A scene from the intro to demonstrate the 'blue' front of your craft.
Right Atlus, you're busted big time.


Compiler
Three individual parts that clamp together to become one?

Ha ha!

This boss from Denaris moves around unpredictably and doesn't split, but smacks of relevance.
While Metal Gear has Solid Snake, this variety is infinitely more famous.


Shell
Its durable outer casing is to blame for the misleading name.

Here's how others interpreted such an iconic creation.


Slayer (left) and IO (right), both on C64.
Project X (left) and Katakis (right), both on Amiga
Pulstar has its own brilliant boss monster.

Kuuka
Mothership or Battleship?  That is the question.

The former can be The Very Best Of Led Zeppelin and the latter is a supreme cinematic turkey.

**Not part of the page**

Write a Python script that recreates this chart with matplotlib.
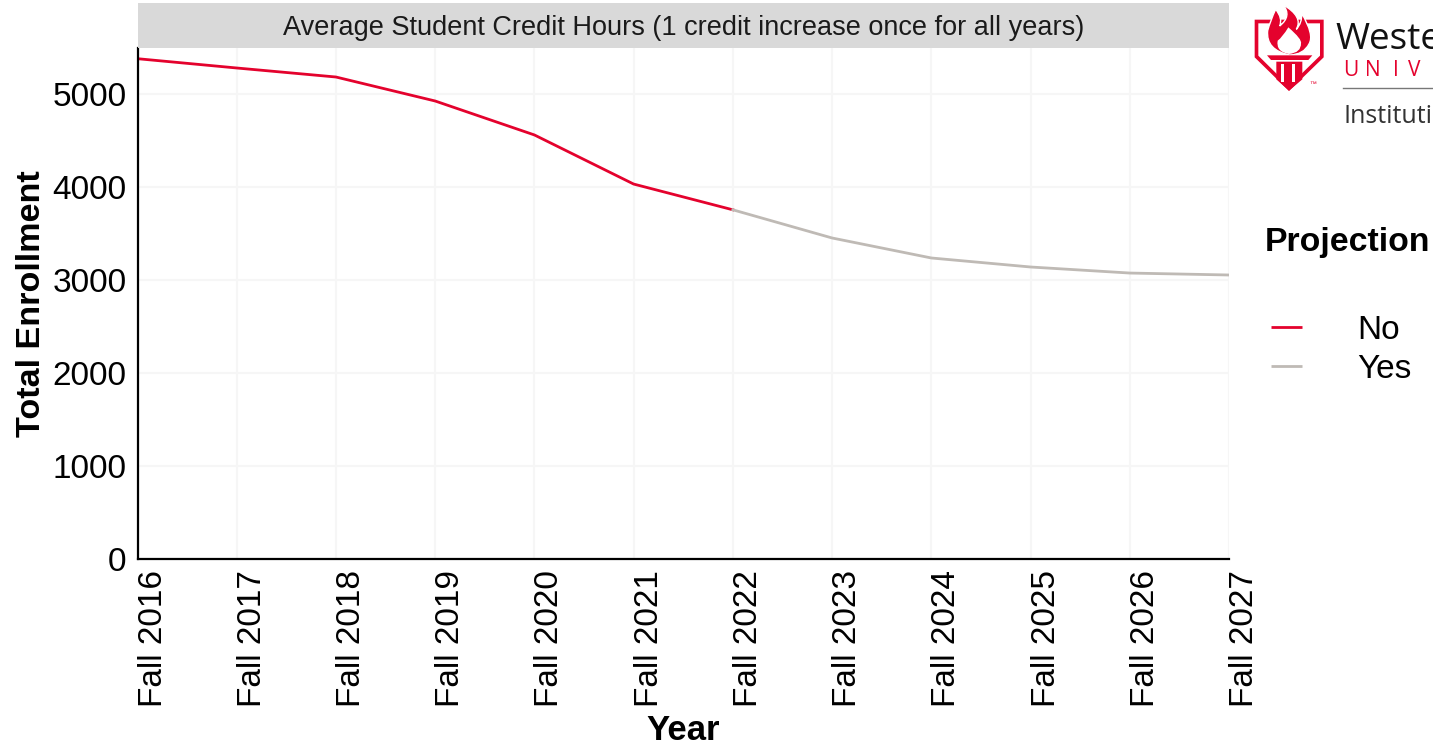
"""
Total enrollment by year, with the projected years shown in grey
"""

import matplotlib
matplotlib.use('Agg')
import matplotlib.pyplot as plt
from matplotlib.lines import Line2D
from matplotlib.patches import PathPatch, Polygon, Rectangle
from matplotlib.path import Path

plt.rcParams.update({
    'font.family': ['Liberation Sans', 'DejaVu Sans'],
    'font.size': 24,
})

RED = '#e4022d'
GREY = '#bfbab5'
GRID = '#f6f6f6'

years = ['Fall 2016', 'Fall 2017', 'Fall 2018', 'Fall 2019', 'Fall 2020', 'Fall 2021',
         'Fall 2022', 'Fall 2023', 'Fall 2024', 'Fall 2025', 'Fall 2026', 'Fall 2027']
actual_enrollment = [5380, 5280, 5183, 4925, 4560, 4032, 3755]
projected_enrollment = [3755, 3452, 3237, 3140, 3075, 3054]
y_ticks = [0, 1000, 2000, 3000, 4000, 5000]
strip_title = 'Average Student Credit Hours (1 credit increase once for all years)'


def smooth_patch(ax, start, curves, color, halo=0):
    """Closed filled shape made of quadratic curve segments"""
    verts = [start]
    codes = [Path.MOVETO]
    for ctrl, end in curves:
        verts += [ctrl, end]
        codes += [Path.CURVE3, Path.CURVE3]
    verts.append(start)
    codes.append(Path.CLOSEPOLY)
    ax.add_patch(PathPatch(Path(verts, codes), facecolor=color, edgecolor='white', linewidth=halo))


def draw_logo(fig):
    """Shield, torch and wordmark in the top right corner"""
    ax = fig.add_axes([1233 / 1433, 1 - 135 / 747, 200 / 1433, 135 / 747])
    ax.set_xlim(0, 600)
    ax.set_ylim(405, 0)
    ax.axis('off')

    # shield
    ax.add_patch(Polygon([(65, 59), (272, 59), (272, 172), (168, 273), (65, 172)],
                         facecolor=RED, edgecolor='none'))
    ax.add_patch(Polygon([(76, 70), (261, 70), (261, 167), (168, 258), (76, 167)],
                         facecolor='white', edgecolor='none'))

    # flame with its white core
    smooth_patch(ax, (170, 165), [((98, 150), (104, 92)),
                                  ((112, 62), (128, 28)),
                                  ((150, 55), (140, 78)),
                                  ((178, 48), (150, 14)),
                                  ((212, 50), (190, 88)),
                                  ((208, 68), (206, 40)),
                                  ((245, 105), (228, 132)),
                                  ((212, 164), (170, 165))], RED, halo=1)
    smooth_patch(ax, (168, 162), [((128, 155), (134, 122)),
                                  ((148, 112), (166, 82)),
                                  ((208, 118), (204, 130)),
                                  ((205, 158), (168, 162))], 'white')

    # torch column
    ax.add_patch(Polygon([(102, 166), (238, 166), (226, 180), (114, 180)],
                         facecolor=RED, edgecolor='none'))
    ax.add_patch(Polygon([(130, 185), (208, 185), (208, 238), (168, 272), (130, 238)],
                         facecolor=RED, edgecolor='none'))
    for left in (145, 178):
        ax.add_patch(Rectangle((left, 192), 8, 55, facecolor='white', edgecolor='none'))

    ax.text(228, 255, '™', fontsize=5, color=RED, ha='left', va='center')

    # wordmark fragments up to the right edge of the figure
    ax.text(308, 146, 'Weste', fontsize=26.6, color='#111111', family='Open Sans',
            ha='left', va='baseline')
    for left, letter in zip((330, 395, 481, 525), 'UNIV'):
        ax.text(left, 228, letter, fontsize=15, color=RED, family='Open Sans',
                ha='left', va='baseline')
    ax.plot([330, 600], [264, 264], color='#777777', linewidth=1)
    ax.text(330, 370, 'Instituti', fontsize=18, color='#333333', family='Open Sans',
            ha='left', va='baseline')


def generate_plot():
    fig = plt.figure(figsize=(14.33, 7.47), dpi=100)
    ax = fig.add_axes([137.5 / 1433, 1 - 559 / 747, (1229 - 137.5) / 1433, (559 - 48) / 747])

    x_actual = list(range(len(actual_enrollment)))
    x_projected = list(range(len(actual_enrollment) - 1, len(years)))

    ax.plot(x_actual, actual_enrollment, color=RED, linewidth=2.0, zorder=3)
    ax.plot(x_projected, projected_enrollment, color=GREY, linewidth=2.0, zorder=3)

    ax.set_xlim(0, len(years) - 1)
    ax.set_ylim(0, 5495)
    ax.set_yticks(y_ticks)
    ax.set_xticks(range(len(years)))
    ax.set_xticklabels(years, rotation=90, ha='left', va='top')
    ax.tick_params(axis='both', length=0, labelsize=24, labelcolor='black')
    ax.tick_params(axis='x', pad=8)
    ax.tick_params(axis='y', pad=8)

    ax.grid(True, color=GRID, linewidth=1.6)
    ax.set_axisbelow(True)
    for side in ('top', 'right'):
        ax.spines[side].set_visible(False)
    for side in ('left', 'bottom'):
        ax.spines[side].set_linewidth(1.6)
        ax.spines[side].set_zorder(4)

    ax.set_xlabel('Year', fontsize=25, fontweight='bold')
    ax.xaxis.set_label_coords(0.5, -0.303)
    ax.set_ylabel('Total Enrollment', fontsize=24.6, fontweight='bold')
    ax.yaxis.set_label_coords(-0.083, 0.5)

    # facet style strip above the panel
    strip = fig.add_axes([137.5 / 1433, 1 - 48 / 747, (1229 - 137.5) / 1433, 45 / 747])
    strip.set_facecolor('#d9d9d9')
    strip.set_xticks([])
    strip.set_yticks([])
    for spine in strip.spines.values():
        spine.set_visible(False)
    strip.text(0.5, 0.44, strip_title, fontsize=19.5, color='#1a1a1a',
               ha='center', va='center', transform=strip.transAxes)

    handles = [Line2D([], [], color=RED, linewidth=2.0, solid_capstyle='butt'),
               Line2D([], [], color=GREY, linewidth=2.0, solid_capstyle='butt')]
    legend = fig.legend(handles, ['No', 'Yes'], title='Projection', frameon=False,
                        loc='upper left', bbox_to_anchor=(1265 / 1433, 1 - 227 / 747),
                        borderpad=0, borderaxespad=0, handlelength=0.93,
                        handletextpad=1.65, labelspacing=0.25, fontsize=24,
                        title_fontproperties={'size': 24.4, 'weight': 'bold'},
                        alignment='left')
    # wider gap under the title and a small indent for the entries
    legend._legend_box.sep = 36.5
    legend._legend_handle_box.pad = 4.3

    draw_logo(fig)

    fig.savefig('out.png', dpi=100)
    plt.close(fig)


if __name__ == "__main__":
    generate_plot()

Anyway, however you label this particular obstacle, Irem ensured they became staple diet and an impossible act for others to follow.

Admire the genius provided by the Warship.
The boosters are called Spare Engines and the spiny thing is known as the Multiple Gun Tower.  Representing another
questionable phallus, you must survive or destroy the Core.
The Dirty Dozen is a classic 1967 war film and I present the alternative cut.





Trust SNK to be greedy...

Amongst the mayhem of R-Type II in 1989, Irem branched out with X-Multiply by literally injecting alien parasites inside a living human host and miniaturized spaceship (X-002) must stop at nothing to 'cure' the infection.

Saturn owners could enjoy pixel perfect versions of this and Image Fight in 1998.

Aside from that little history lesson
...



Pulstar's biological behemoth is a modified Rokusu, particularly when you consider the fin-like wings.

Can you rip off the cliche of fleeing an explosion, usually associated with an action film?

R-Type II (left) and U.N. Squadron (right)
On this evidence, yes.

To wrap this package up, you must adapt to my way of thinking.

It's apparently Life or Death (left) in Pulstar's rather troublesome final stage and adjacent is the depressing ending when the Cerberus is used in R-Type Delta (PS1).
In R-Type Final, it appears as a boss in the hidden stage Forest Watchdog.

Is it pure coincidence that the R13 is a little stuck?  We'll never know...

While this marks the end of another eventful journey, the Bydo will be back as there's even more to disclose.

To complete the final assault, cancel all prior engagements because tickets for Metro City are selling out fast.

Commence maniacal laugh now. 

Yah ha ha ha, yah ha ha ha.

If that's not accurate, then I'll be Damnd.